Behind Prime Minister Narendra Modi's dramatic announcement demonitising Rs 500 and Rs 1,000 currency notes in one stroke to battle the menace of black money, there is one low-profile unassuming individual who motivated the PM to take such a bold step — Anil Bokil founder of Maharashtra based NGO, Arthkranti Pratisthtan.
Unlike the many mavericks on the streets who outrageously demonstrate their 'patriotism', the Aurangabad-based mechanical engineer and chartered accountant Bokil has always been a silent crusader looking for ways and methods to protect India's bleeding economy from the evils of black money.
Thinking ahead of his times, Bokil was always aware of the harm that physical money would cause in the long run and realised how crucial it was for the country to go digital on money matters.
"We are more into physical transaction involving cash (compared to other countries). Because of the physical exchange of cash we do not have any records of the cash transactions between two individuals who have entered into an exchange of money...We should encourage bank transactions or electronic payment modes," he had apparently told ETV Marathi in 2009 itself.

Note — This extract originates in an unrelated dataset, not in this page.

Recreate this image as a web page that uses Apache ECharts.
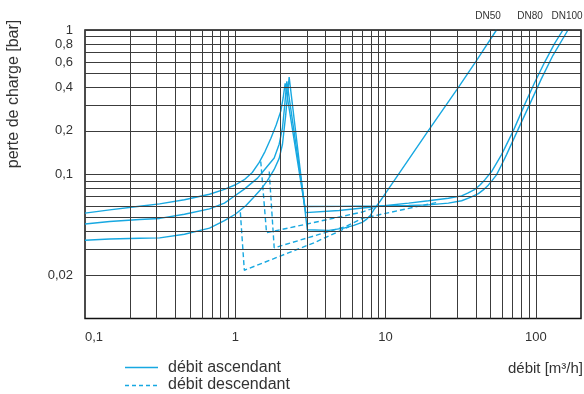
<!DOCTYPE html>
<html>
<head>
<meta charset="utf-8">
<script src="https://cdn.jsdelivr.net/npm/echarts@6/dist/echarts.min.js"></script>
<style>
  html, body { margin: 0; padding: 0; background: #fff; }
  #chart { width: 584px; height: 394px; }
</style>
</head>
<body>
<div id="chart"></div>
<script>
// Axis ticks and their printed text (French decimal comma)
const xTicks = [0.1, 1, 10, 100];
const xTickText = ['0,1', '1', '10', '100'];
const yTicks = [1, 0.8, 0.6, 0.4, 0.2, 0.1, 0.02];
const yTickText = ['1', '0,8', '0,6', '0,4', '0,2', '0,1', '0,02'];

// Pressure loss [bar] versus flow [m³/h], rising flow.
// Each curve climbs to the opening peak, drops, then follows the open-valve branch.
const ascDN100 = [[0.1, 0.0538], [0.146, 0.0566], [0.231, 0.0600], [0.314, 0.0623], [0.459, 0.0666],
  [0.674, 0.0727], [0.847, 0.0786], [1.012, 0.0849], [1.149, 0.0917], [1.298, 0.1028], [1.444, 0.1208],
  [1.580, 0.1442], [1.727, 0.1779], [1.872, 0.2195], [2.012, 0.275], [2.084, 0.3392], [2.148, 0.427],
  [2.90, 0.0597], [4.90, 0.0599], [8.75, 0.0602], [14.25, 0.0607], [19.3, 0.0613], [26.2, 0.0631],
  [32.1, 0.0655], [36.7, 0.0692], [41.5, 0.0734], [45.4, 0.0789], [48.3, 0.0840], [51.3, 0.0907],
  [54.8, 0.0991], [58.9, 0.1151], [63.9, 0.1368], [76.3, 0.2047], [91.2, 0.3064], [108.9, 0.4586],
  [130.2, 0.668], [163.8, 1.0]];
const ascDN80 = [[0.1, 0.0452], [0.146, 0.0470], [0.231, 0.0486], [0.314, 0.0494], [0.459, 0.0528],
  [0.674, 0.0576], [0.847, 0.0631], [0.957, 0.0690], [1.149, 0.0789], [1.407, 0.0940], [1.580, 0.1088],
  [1.816, 0.1295], [1.96, 0.1615], [2.062, 0.210], [2.132, 0.298], [2.204, 0.441],
  [2.945, 0.0542], [4.90, 0.0561], [8.75, 0.0597], [14.25, 0.0631], [19.3, 0.0655], [26.2, 0.0682],
  [32.1, 0.0708], [35.5, 0.0742], [39.4, 0.0786], [42.7, 0.0846], [45.9, 0.0917], [50.8, 0.1044],
  [59.2, 0.1368], [70.7, 0.199], [84.6, 0.3064], [98.5, 0.4342], [114.7, 0.5995], [133.6, 0.807], [151.7, 1.0]];
const ascDN50 = [[0.1, 0.0349], [0.146, 0.0356], [0.231, 0.0360], [0.314, 0.0362], [0.459, 0.0384],
  [0.674, 0.0423], [0.847, 0.0477], [1.0, 0.0528], [1.179, 0.0607], [1.318, 0.0687], [1.467, 0.0777],
  [1.632, 0.0900], [1.816, 0.1079], [1.96, 0.1288], [2.062, 0.1615], [2.164, 0.2537], [2.284, 0.471],
  [3.018, 0.0412], [4.20, 0.0408], [5.28, 0.0423], [6.157, 0.0442], [6.99, 0.0464], [7.506, 0.0489],
  [7.94, 0.0520], [8.48, 0.0579], [9.25, 0.0655], [10.23, 0.0765], [19.33, 0.2014], [30.56, 0.4006],
  [40.4, 0.6164], [54.8, 1.0]];

// Falling flow: the valve closes earlier, then rejoins the rising curve
const descDN100 = [[1.478, 0.1227], [1.615, 0.0393], [6.99, 0.0547], [8.61, 0.0588]];
const descDN80 = [[1.683, 0.1044], [1.816, 0.0309], [5.42, 0.0434], [6.99, 0.0494], [17.46, 0.0607], [22.5, 0.0640]];
const descDN50 = [[1.081, 0.0545], [1.149, 0.0216], [3.344, 0.0335], [5.70, 0.0432]];

const pipeSizes = ['DN50', 'DN80', 'DN100'];
const legendNames = ['débit ascendant', 'débit descendant'];

const LINE = '#17a8e1';
const GRID = '#3c3c3c';
const TEXT = '#333';
const FONT = 'Liberation Sans, Arial, sans-serif';

// Grid lines at every 1..9 step of each decade
const xGrid = [];
for (const dec of [0.1, 1, 10]) for (let k = 1; k <= 9; k++) if (!(dec === 0.1 && k === 1)) xGrid.push(+(dec * k).toPrecision(3));
xGrid.push(100);
const yGrid = [];
for (const dec of [0.01, 0.1]) for (let k = 2; k <= 9; k++) yGrid.push(+(dec * k).toPrecision(3));
yGrid.push(0.1, 1);

const gridLines = [];
xGrid.forEach(v => gridLines.push({ xAxis: v }));
yGrid.forEach(v => {
  const i = yTicks.indexOf(v);
  const item = { yAxis: v };
  if (i >= 0) item.label = { show: true, formatter: yTickText[i] };
  gridLines.push(item);
});

const curve = (name, data, dashed) => ({
  type: 'line', name, data, symbol: 'none', z: 3, smooth: false,
  lineStyle: { color: LINE, width: 1.4, type: dashed ? [5, 3] : 'solid' },
  itemStyle: { color: LINE },
  animation: false, silent: true
});

const labelText = (x, y, text, size, align) => ({
  type: 'text', x, y, silent: true,
  style: { text, fill: TEXT, font: size + 'px ' + FONT, align: align || 'center', verticalAlign: 'middle' }
});

const chart = echarts.init(document.getElementById('chart'), null, { renderer: 'canvas' });
chart.setOption({
  animation: false,
  grid: { left: 85, right: 1, top: 30, bottom: 75.5, show: true, borderColor: '#111', borderWidth: 1.5, backgroundColor: 'transparent' },
  xAxis: {
    type: 'log', min: 0.1, max: 200, logBase: 10,
    axisLine: { show: false }, axisTick: { show: false }, splitLine: { show: false },
    axisLabel: {
      color: TEXT, fontSize: 13, fontFamily: FONT, margin: 12, alignMinLabel: 'left',
      formatter: v => { const i = xTicks.findIndex(t => Math.abs(t - v) / t < 1e-6); return i >= 0 ? xTickText[i] : ''; }
    }
  },
  yAxis: {
    type: 'log', min: 0.01, max: 1, logBase: 10,
    axisLine: { show: false }, axisTick: { show: false }, splitLine: { show: false },
    axisLabel: { show: false }
  },
  graphic: [
    Object.assign(labelText(14, 94, 'perte de charge [bar]', 16), { rotation: Math.PI / 2 }),
    labelText(583, 369, 'débit [m³/h]', 15, 'right'),
    labelText(488, 16, pipeSizes[0], 10),
    labelText(530, 16, pipeSizes[1], 10),
    labelText(567, 16, pipeSizes[2], 10),
    // legend
    { type: 'line', silent: true, shape: { x1: 125, y1: 367.5, x2: 158, y2: 367.5 },
      style: { stroke: LINE, lineWidth: 1.4 } },
    { type: 'line', silent: true, shape: { x1: 125, y1: 385.5, x2: 158, y2: 385.5 },
      style: { stroke: LINE, lineWidth: 1.4, lineDash: [4, 3] } },
    labelText(168, 368, legendNames[0], 16, 'left'),
    labelText(168, 385, legendNames[1], 16, 'left')
  ],
  series: [
    {
      type: 'line', name: 'grid', data: [], z: 1, silent: true, animation: false,
      markLine: {
        silent: true, animation: false, symbol: ['none', 'none'],
        lineStyle: { color: GRID, width: 1, type: 'solid' },
        label: { show: false, position: 'start', distance: 12, color: TEXT, fontSize: 13, fontFamily: FONT },
        emphasis: { disabled: true },
        data: gridLines
      }
    },
    curve(legendNames[0], ascDN100, false),
    curve(legendNames[0], ascDN80, false),
    curve(legendNames[0], ascDN50, false),
    curve(legendNames[1], descDN100, true),
    curve(legendNames[1], descDN80, true),
    curve(legendNames[1], descDN50, true)
  ]
});
</script>
</body>
</html>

According to a report on India.com, Bokil met PM Modi in 2013 where he was given less than 10 minutes to present his strategy to the PM on how black money that was profusely circulating in the country could be tackled.
The Prime Minister was apparently so engrossed with the proposed idea that he spent over two hours, far more than his schedule actually allotted to the CA and ended up discussing the methods to fight the problem. One of such method was the immediate stop on the circulation of high denomination currency notes.
A Facebook page that is maintained by his organisation Arthkranti Pratisthtan (Trust) said that "the plight of unemployed workers in industrial zone during Industrial recession in 1996" when he was associated with a cluster of engineering workshops in Maharashtra's Aurangabad MIDC actually motivated him to enter into the terrain of the economy and economics.
He soon realised that it was paramount India becomes self-sustainable and a corruption free money zone was essential for it.